Edward Lear abused by brother, says book
EDWARD LEAR has entertained generations of readers with his limericks, his nonsense verse and his invented words, like“splendid o-ph or op hero s tip hongious”, to convey a brilliantly happy occasion.
But real life was not always so much fun for him. As a 10-year-old boy, he was abused by both his cousin and his brother, according to new research.
The horror of the 1822 incident never left him. Decades later, he referred to the anniversary of “the greatest Evil done to me in life” in a diary entry.
Biographers had known that the cousin was involved, but now an academic at the University of St Andrews has uncovered new evidence that Lear’s older brother was also an active participant.
Dr Sara Lodge, senior lecturer in English, told The Sunday Telegraph that the evidence has led her to conclude that both of them hurt young Lear “in a way he never forgot”: “It may have been a kind of physical torture, but one’s suspicion that it involved a sexual assault is very strong.”
Lodge was struck by how the diary entry dates from towards the end of Lear’s life, yet he was still dwelling on the painful memory.

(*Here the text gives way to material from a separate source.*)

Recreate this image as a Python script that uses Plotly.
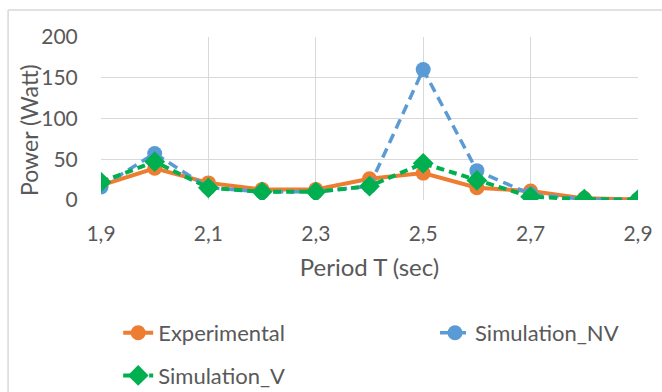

He was epileptic and asthmatic, and suffered from depression, brought up by his eldest sister, Ann, after their mother rejected him. Lodge believes that such struggles make his artistic achievements all the more extraordinary. He wrote some of the best-loved poems in English literature. In a recent survey, The Owl and the Pussycat of 1871 was voted Britain’s favourite childhood poem. Also one of the greatest ornithological artists of the age and a brilliant landscape painter, Lear gave Queen Victoria painting lessons in 1846.
Lodge will include her discoveries in her forthcoming book, Inventing Edward Lear, to be published by Harvard University Press.